-- begin --
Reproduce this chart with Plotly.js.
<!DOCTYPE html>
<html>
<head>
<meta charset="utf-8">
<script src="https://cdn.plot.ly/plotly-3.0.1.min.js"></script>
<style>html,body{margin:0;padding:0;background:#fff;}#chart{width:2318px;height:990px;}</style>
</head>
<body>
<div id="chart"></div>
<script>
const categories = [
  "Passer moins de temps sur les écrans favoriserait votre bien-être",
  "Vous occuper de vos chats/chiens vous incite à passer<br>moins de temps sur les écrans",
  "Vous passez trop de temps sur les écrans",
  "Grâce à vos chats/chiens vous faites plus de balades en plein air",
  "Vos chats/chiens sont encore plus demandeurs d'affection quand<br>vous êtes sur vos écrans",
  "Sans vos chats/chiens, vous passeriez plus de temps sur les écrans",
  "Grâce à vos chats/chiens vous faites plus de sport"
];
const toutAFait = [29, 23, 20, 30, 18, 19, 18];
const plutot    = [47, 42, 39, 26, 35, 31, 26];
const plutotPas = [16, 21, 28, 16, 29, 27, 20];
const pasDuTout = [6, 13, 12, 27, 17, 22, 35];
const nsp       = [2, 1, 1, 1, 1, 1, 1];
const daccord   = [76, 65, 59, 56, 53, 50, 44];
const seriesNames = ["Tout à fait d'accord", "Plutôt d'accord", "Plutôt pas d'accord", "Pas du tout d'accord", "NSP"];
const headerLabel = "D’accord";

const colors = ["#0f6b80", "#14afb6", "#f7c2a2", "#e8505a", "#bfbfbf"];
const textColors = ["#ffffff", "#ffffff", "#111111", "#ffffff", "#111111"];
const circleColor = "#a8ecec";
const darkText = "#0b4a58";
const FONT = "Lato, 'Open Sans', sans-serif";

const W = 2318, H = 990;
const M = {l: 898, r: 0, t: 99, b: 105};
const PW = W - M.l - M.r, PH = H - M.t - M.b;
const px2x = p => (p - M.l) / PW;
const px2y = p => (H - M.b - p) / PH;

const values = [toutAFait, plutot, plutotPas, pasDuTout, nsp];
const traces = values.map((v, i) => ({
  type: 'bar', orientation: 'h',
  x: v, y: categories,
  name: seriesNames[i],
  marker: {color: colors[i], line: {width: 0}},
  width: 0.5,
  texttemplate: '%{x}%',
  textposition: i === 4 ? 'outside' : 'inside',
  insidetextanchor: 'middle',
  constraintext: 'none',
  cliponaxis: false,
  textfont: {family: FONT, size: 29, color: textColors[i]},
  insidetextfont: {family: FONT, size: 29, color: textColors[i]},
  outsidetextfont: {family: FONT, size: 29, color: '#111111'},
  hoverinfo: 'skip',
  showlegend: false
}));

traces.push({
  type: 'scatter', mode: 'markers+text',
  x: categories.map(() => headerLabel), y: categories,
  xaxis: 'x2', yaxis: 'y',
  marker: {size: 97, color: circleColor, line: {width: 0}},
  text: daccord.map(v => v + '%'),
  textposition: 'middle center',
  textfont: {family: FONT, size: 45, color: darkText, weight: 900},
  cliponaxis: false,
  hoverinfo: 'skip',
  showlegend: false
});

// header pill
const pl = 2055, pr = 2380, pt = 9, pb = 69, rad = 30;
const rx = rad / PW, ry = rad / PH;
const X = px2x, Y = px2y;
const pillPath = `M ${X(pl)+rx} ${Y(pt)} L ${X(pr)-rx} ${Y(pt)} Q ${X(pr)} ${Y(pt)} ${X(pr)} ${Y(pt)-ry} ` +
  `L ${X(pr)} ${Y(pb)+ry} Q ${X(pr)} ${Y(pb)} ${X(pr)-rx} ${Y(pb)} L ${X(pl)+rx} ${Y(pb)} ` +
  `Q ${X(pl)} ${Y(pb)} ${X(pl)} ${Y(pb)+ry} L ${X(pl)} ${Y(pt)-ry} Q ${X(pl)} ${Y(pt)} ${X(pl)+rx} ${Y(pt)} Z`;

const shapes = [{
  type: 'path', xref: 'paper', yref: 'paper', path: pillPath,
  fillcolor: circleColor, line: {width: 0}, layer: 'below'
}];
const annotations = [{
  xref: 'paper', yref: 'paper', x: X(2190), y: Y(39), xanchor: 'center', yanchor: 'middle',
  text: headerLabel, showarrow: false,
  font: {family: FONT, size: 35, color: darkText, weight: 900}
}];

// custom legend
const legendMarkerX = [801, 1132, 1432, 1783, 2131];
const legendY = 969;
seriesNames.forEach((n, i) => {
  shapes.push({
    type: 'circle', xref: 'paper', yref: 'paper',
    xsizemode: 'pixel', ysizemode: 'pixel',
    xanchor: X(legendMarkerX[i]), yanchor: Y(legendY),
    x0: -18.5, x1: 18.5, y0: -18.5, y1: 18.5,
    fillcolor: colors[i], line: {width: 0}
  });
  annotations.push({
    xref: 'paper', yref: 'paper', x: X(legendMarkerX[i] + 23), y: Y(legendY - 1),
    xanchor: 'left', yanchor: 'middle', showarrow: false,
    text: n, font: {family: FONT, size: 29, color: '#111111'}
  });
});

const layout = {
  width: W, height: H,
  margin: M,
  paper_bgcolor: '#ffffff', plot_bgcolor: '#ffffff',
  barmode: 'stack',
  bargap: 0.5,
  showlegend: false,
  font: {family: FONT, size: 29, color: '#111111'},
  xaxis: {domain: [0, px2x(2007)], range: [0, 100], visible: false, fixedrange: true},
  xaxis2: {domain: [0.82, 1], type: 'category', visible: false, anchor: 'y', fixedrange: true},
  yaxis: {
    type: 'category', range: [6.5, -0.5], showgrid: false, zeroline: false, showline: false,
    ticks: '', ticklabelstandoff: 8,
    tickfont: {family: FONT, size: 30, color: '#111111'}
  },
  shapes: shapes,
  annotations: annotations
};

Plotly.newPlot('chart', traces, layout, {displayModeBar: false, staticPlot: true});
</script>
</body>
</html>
-- end --
» **Required work**
Write down every line of the data exactly as it appears above.

» **Response to this task**
Reproduce this chart with Plotly.js.
<!DOCTYPE html>
<html>
<head>
<meta charset="utf-8">
<script src="https://cdn.plot.ly/plotly-3.0.1.min.js"></script>
<style>html,body{margin:0;padding:0;background:#fff;}#chart{width:2318px;height:990px;}</style>
</head>
<body>
<div id="chart"></div>
<script>
const categories = [
  "Passer moins de temps sur les écrans favoriserait votre bien-être",
  "Vous occuper de vos chats/chiens vous incite à passer<br>moins de temps sur les écrans",
  "Vous passez trop de temps sur les écrans",
  "Grâce à vos chats/chiens vous faites plus de balades en plein air",
  "Vos chats/chiens sont encore plus demandeurs d'affection quand<br>vous êtes sur vos écrans",
  "Sans vos chats/chiens, vous passeriez plus de temps sur les écrans",
  "Grâce à vos chats/chiens vous faites plus de sport"
];
const toutAFait = [29, 23, 20, 30, 18, 19, 18];
const plutot    = [47, 42, 39, 26, 35, 31, 26];
const plutotPas = [16, 21, 28, 16, 29, 27, 20];
const pasDuTout = [6, 13, 12, 27, 17, 22, 35];
const nsp       = [2, 1, 1, 1, 1, 1, 1];
const daccord   = [76, 65, 59, 56, 53, 50, 44];
const seriesNames = ["Tout à fait d'accord", "Plutôt d'accord", "Plutôt pas d'accord", "Pas du tout d'accord", "NSP"];
const headerLabel = "D’accord";

const colors = ["#0f6b80", "#14afb6", "#f7c2a2", "#e8505a", "#bfbfbf"];
const textColors = ["#ffffff", "#ffffff", "#111111", "#ffffff", "#111111"];
const circleColor = "#a8ecec";
const darkText = "#0b4a58";
const FONT = "Lato, 'Open Sans', sans-serif";

const W = 2318, H = 990;
const M = {l: 898, r: 0, t: 99, b: 105};
const PW = W - M.l - M.r, PH = H - M.t - M.b;
const px2x = p => (p - M.l) / PW;
const px2y = p => (H - M.b - p) / PH;

const values = [toutAFait, plutot, plutotPas, pasDuTout, nsp];
const traces = values.map((v, i) => ({
  type: 'bar', orientation: 'h',
  x: v, y: categories,
  name: seriesNames[i],
  marker: {color: colors[i], line: {width: 0}},
  width: 0.5,
  texttemplate: '%{x}%',
  textposition: i === 4 ? 'outside' : 'inside',
  insidetextanchor: 'middle',
  constraintext: 'none',
  cliponaxis: false,
  textfont: {family: FONT, size: 29, color: textColors[i]},
  insidetextfont: {family: FONT, size: 29, color: textColors[i]},
  outsidetextfont: {family: FONT, size: 29, color: '#111111'},
  hoverinfo: 'skip',
  showlegend: false
}));

traces.push({
  type: 'scatter', mode: 'markers+text',
  x: categories.map(() => headerLabel), y: categories,
  xaxis: 'x2', yaxis: 'y',
  marker: {size: 97, color: circleColor, line: {width: 0}},
  text: daccord.map(v => v + '%'),
  textposition: 'middle center',
  textfont: {family: FONT, size: 45, color: darkText, weight: 900},
  cliponaxis: false,
  hoverinfo: 'skip',
  showlegend: false
});

// header pill
const pl = 2055, pr = 2380, pt = 9, pb = 69, rad = 30;
const rx = rad / PW, ry = rad / PH;
const X = px2x, Y = px2y;
const pillPath = `M ${X(pl)+rx} ${Y(pt)} L ${X(pr)-rx} ${Y(pt)} Q ${X(pr)} ${Y(pt)} ${X(pr)} ${Y(pt)-ry} ` +
  `L ${X(pr)} ${Y(pb)+ry} Q ${X(pr)} ${Y(pb)} ${X(pr)-rx} ${Y(pb)} L ${X(pl)+rx} ${Y(pb)} ` +
  `Q ${X(pl)} ${Y(pb)} ${X(pl)} ${Y(pb)+ry} L ${X(pl)} ${Y(pt)-ry} Q ${X(pl)} ${Y(pt)} ${X(pl)+rx} ${Y(pt)} Z`;

const shapes = [{
  type: 'path', xref: 'paper', yref: 'paper', path: pillPath,
  fillcolor: circleColor, line: {width: 0}, layer: 'below'
}];
const annotations = [{
  xref: 'paper', yref: 'paper', x: X(2190), y: Y(39), xanchor: 'center', yanchor: 'middle',
  text: headerLabel, showarrow: false,
  font: {family: FONT, size: 35, color: darkText, weight: 900}
}];

// custom legend
const legendMarkerX = [801, 1132, 1432, 1783, 2131];
const legendY = 969;
seriesNames.forEach((n, i) => {
  shapes.push({
    type: 'circle', xref: 'paper', yref: 'paper',
    xsizemode: 'pixel', ysizemode: 'pixel',
    xanchor: X(legendMarkerX[i]), yanchor: Y(legendY),
    x0: -18.5, x1: 18.5, y0: -18.5, y1: 18.5,
    fillcolor: colors[i], line: {width: 0}
  });
  annotations.push({
    xref: 'paper', yref: 'paper', x: X(legendMarkerX[i] + 23), y: Y(legendY - 1),
    xanchor: 'left', yanchor: 'middle', showarrow: false,
    text: n, font: {family: FONT, size: 29, color: '#111111'}
  });
});

const layout = {
  width: W, height: H,
  margin: M,
  paper_bgcolor: '#ffffff', plot_bgcolor: '#ffffff',
  barmode: 'stack',
  bargap: 0.5,
  showlegend: false,
  font: {family: FONT, size: 29, color: '#111111'},
  xaxis: {domain: [0, px2x(2007)], range: [0, 100], visible: false, fixedrange: true},
  xaxis2: {domain: [0.82, 1], type: 'category', visible: false, anchor: 'y', fixedrange: true},
  yaxis: {
    type: 'category', range: [6.5, -0.5], showgrid: false, zeroline: false, showline: false,
    ticks: '', ticklabelstandoff: 8,
    tickfont: {family: FONT, size: 30, color: '#111111'}
  },
  shapes: shapes,
  annotations: annotations
};

Plotly.newPlot('chart', traces, layout, {displayModeBar: false, staticPlot: true});
</script>
</body>
</html>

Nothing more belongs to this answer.